David served in the RAF during World War Two, which sent him for training for anti-Japanese intelligence and to India in 1942. There, he engaged in secret contact with the Indian Communist Party, whilst being formally employed to work as an Education and Welfare Officer. He was eventually removed from intelligence work and sent back to Britain. Even so, he was seriously considered by Sir Stafford Cripps as a possible Foreign Office China expert but instead studied Chinese at London University while continuing with activity  in the British Communist Party.

 

David and Isabel returned to China after the war to research the revolution’s progress In Communist Liberated Areas, where they studied village life and land reform under primitive conditions. After presenting a letter of introduction from the British Communist Party in 1947, the couple was able to settle in Shilidian (Ten Mile Inn) – a village in the Communist-controlled border region of Shanxi, Hebei, Shandong and Henan provinces.

 

From the late 1950s, he and Isabel sided with China against the Soviet Union and, in 1960, turned down an offer to teach at Leeds University so as to stay in China. David taught English and world history at Beijing Foreign Studies University for decades until he retired in the late 1980s.

 

The Crooks published `Revolution in a Chinese Village, Ten Mile Inn’ (London: Routledge & Paul, 1959; reprinted: New York: Pantheon Books, 1979) and `The First Years of Yangyi Commune’ (London: Routledge & K. Paul, 1966).

 

During the period of the cultural revolution in China, David Crook was denounced, arrested, imprisoned from 1967 to 1973 in solitary in top security gaol.
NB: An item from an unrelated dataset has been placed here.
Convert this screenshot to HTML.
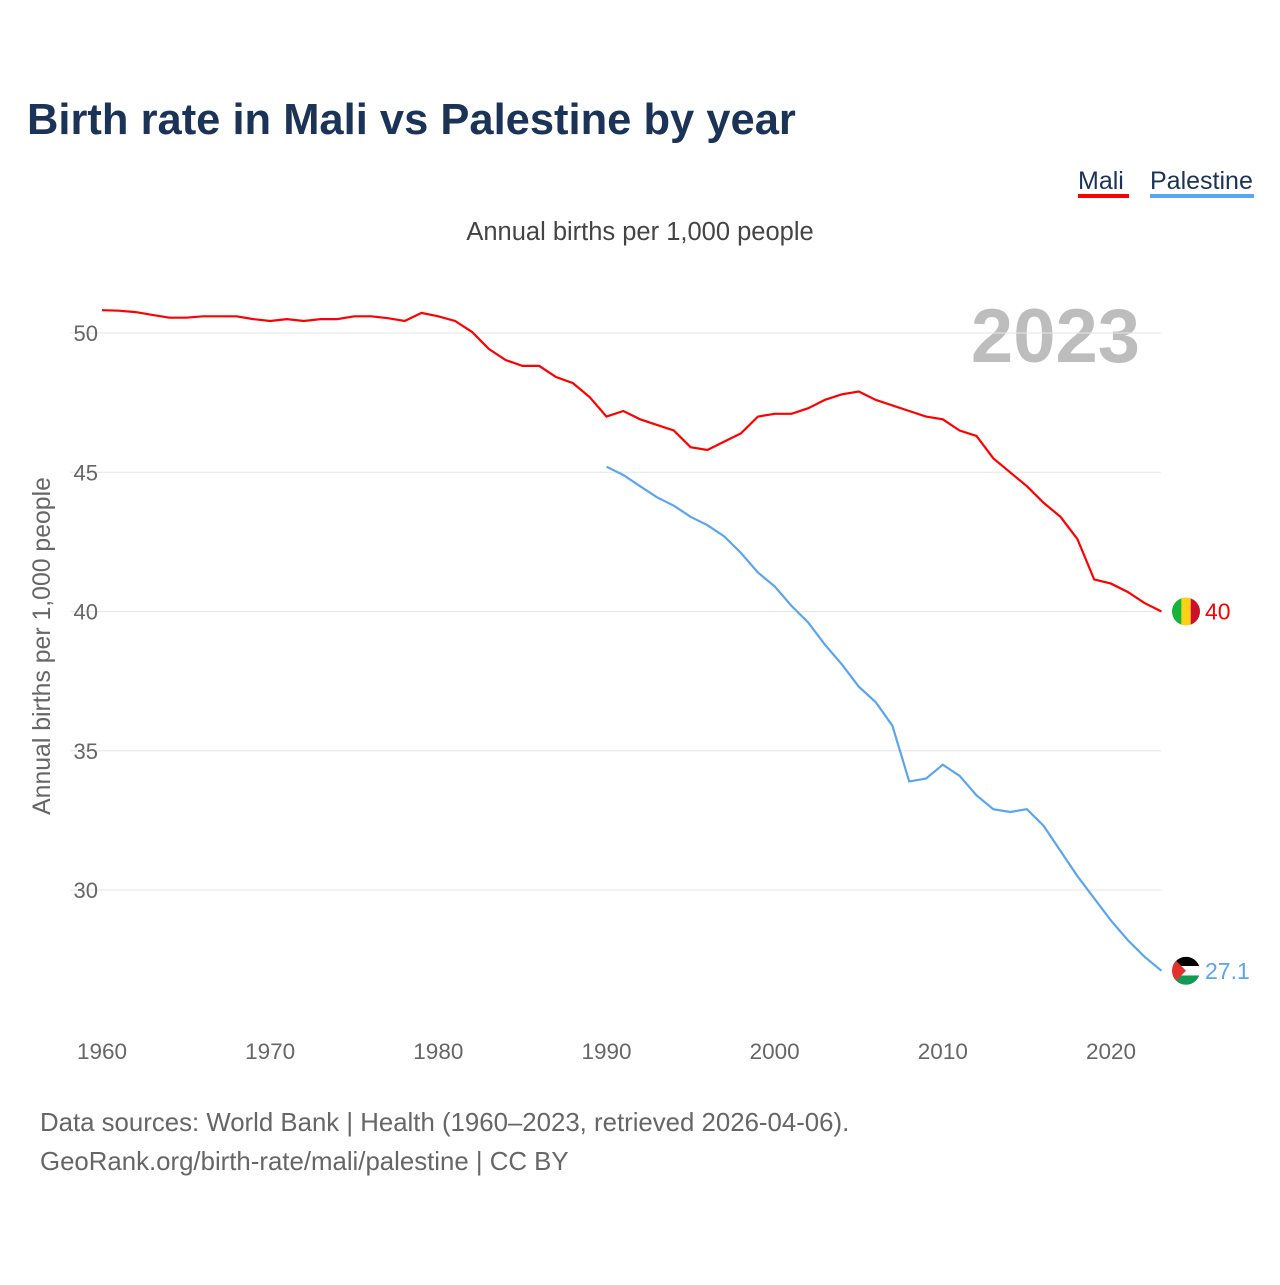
<!DOCTYPE html>
<html><head><meta charset="utf-8"><style>
body{margin:0;background:#fff;font-family:"Liberation Sans",sans-serif;}
svg text{font-family:"Liberation Sans",sans-serif;}
</style></head><body>
<svg width="1280" height="1280">
<text x="27" y="134" font-size="43.5" font-weight="bold" fill="#1b3356">Birth rate in Mali vs Palestine by year</text>
<g><text x="1078" y="189" font-size="25" fill="#1b3356">Mali</text><rect x="1078" y="194" width="51" height="4" fill="#ff0000"/></g>
<g><text x="1150" y="189" font-size="25" fill="#1b3356">Palestine</text><rect x="1150" y="194" width="104" height="4" fill="#5aa5f0"/></g>
<text x="640" y="240" font-size="25.5" fill="#444" text-anchor="middle">Annual births per 1,000 people</text>
<text x="1140" y="362" font-size="76" font-weight="bold" fill="#bdbdbd" text-anchor="end">2023</text>
<text transform="translate(50,646) rotate(-90)" font-size="24.8" fill="#666" text-anchor="middle">Annual births per 1,000 people</text>
<g id="grid"></g><g id="lines"></g><g id="labels"></g>
<text x="40" y="1131" font-size="25.8" fill="#666">Data sources: World Bank | Health (1960–2023, retrieved 2026-04-06).</text>
<text x="40" y="1170" font-size="25.8" fill="#666">GeoRank.org/birth-rate/mali/palestine | CC BY</text>
</svg>
<script>
const maliYears=[];for(let y=1960;y<=2023;y++)maliYears.push(y);
const maliValues=[50.82,50.8,50.75,50.65,50.55,50.55,50.6,50.6,50.6,50.5,50.43,50.5,50.43,50.5,50.5,50.6,50.6,50.53,50.43,50.72,50.6,50.43,50.04,49.43,49.03,48.82,48.82,48.42,48.2,47.7,47.0,47.2,46.9,46.7,46.5,45.9,45.8,46.1,46.4,47.0,47.1,47.1,47.3,47.6,47.8,47.9,47.6,47.4,47.2,47.0,46.9,46.5,46.3,45.5,45.0,44.5,43.9,43.4,42.6,41.15,41.0,40.7,40.3,40.0];
const palYears=[];for(let y=1990;y<=2023;y++)palYears.push(y);
const palValues=[45.2,44.9,44.5,44.1,43.8,43.4,43.1,42.7,42.1,41.4,40.9,40.2,39.6,38.8,38.1,37.3,36.75,35.9,33.9,34.0,34.5,34.1,33.4,32.9,32.8,32.9,32.3,31.4,30.5,29.7,28.9,28.2,27.6,27.1];
const yTicks=[30,35,40,45,50];
const xTicks=[1960,1970,1980,1990,2000,2010,2020];
const X=y=>102+(y-1960)*(1111-102)/60;
const Y=v=>333+(50-v)*(890-333)/20;
const NS="http://www.w3.org/2000/svg";
function mk(t,a,p){const e=document.createElementNS(NS,t);for(const k in a)e.setAttribute(k,a[k]);p.appendChild(e);return e;}
const grid=document.getElementById('grid'),lines=document.getElementById('lines'),labels=document.getElementById('labels');
yTicks.forEach(v=>{const l=mk('line',{x1:70,x2:1161,y1:Y(v),y2:Y(v),stroke:'#e6e6e6','stroke-width':1},grid);


const t=mk('text',{x:98,y:Y(v)+8,'font-size':22,fill:'#666','text-anchor':'end'},grid);t.textContent=v;

});
xTicks.forEach(v=>{const t=mk('text',{x:X(v),y:1059,'font-size':22.5,fill:'#666','text-anchor':'middle'},grid);t.textContent=v;

});
function line(xs,vs,c,n){const p=mk('path',{d:xs.map((x,i)=>(i?'L':'M')+X(x).toFixed(1)+','+Y(vs[i]).toFixed(1)).join(''),fill:'none',stroke:c,'stroke-width':2.2},lines);

}
line(maliYears,maliValues,'#ff0000','mali-line');
line(palYears,palValues,'#5aa5f0','palestine-line');
const mv=maliValues[maliValues.length-1],pv=palValues[palValues.length-1];
const fx=1186;
const defs=mk('defs',{},labels);
const c1=mk('clipPath',{id:'cm'},defs);mk('circle',{cx:fx,cy:Y(mv),r:14},c1);
const c2=mk('clipPath',{id:'cp'},defs);mk('circle',{cx:fx,cy:Y(pv),r:14},c2);
const gm=mk('g',{'clip-path':'url(#cm)'},labels);


mk('rect',{x:fx-14,y:Y(mv)-14,width:10,height:28,fill:'#14b53a'},gm);
mk('rect',{x:fx-4.7,y:Y(mv)-14,width:9.4,height:28,fill:'#fcd116'},gm);
mk('rect',{x:fx+4.7,y:Y(mv)-14,width:10,height:28,fill:'#ce1126'},gm);
const gp=mk('g',{'clip-path':'url(#cp)'},labels);


const py=Y(pv);
mk('rect',{x:fx-14,y:py-14,width:28,height:9.4,fill:'#000'},gp);
mk('rect',{x:fx-14,y:py-4.7,width:28,height:9.4,fill:'#fff'},gp);
mk('rect',{x:fx-14,y:py+4.7,width:28,height:10,fill:'#149954'},gp);
mk('polygon',{points:`${fx-14},${py-14} ${fx},${py} ${fx-14},${py+14}`,fill:'#e4312b'},gp);
const t1=mk('text',{x:1205,y:Y(mv)+8,'font-size':23,fill:'#ff0000'},labels);t1.textContent=mv;


const t2=mk('text',{x:1205,y:Y(pv)+8,'font-size':23,fill:'#5aa5f0'},labels);t2.textContent=pv;


</script>
</body></html>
After being released, he was rehabilitated and proclaimed innocent by Premier Zhou En-lai, enabling him to return to academia. During the next decades he focused on upholding Maoism in lecture tours involving wide global travel, especially to the US and Canada. Despite this, Crook – and some criticism for the current direction in China – considered that he had finally arrived at a liberation from blind support for dogmatic Marxism-Maoism.

 

He died in Beijing on the 1st November 2000.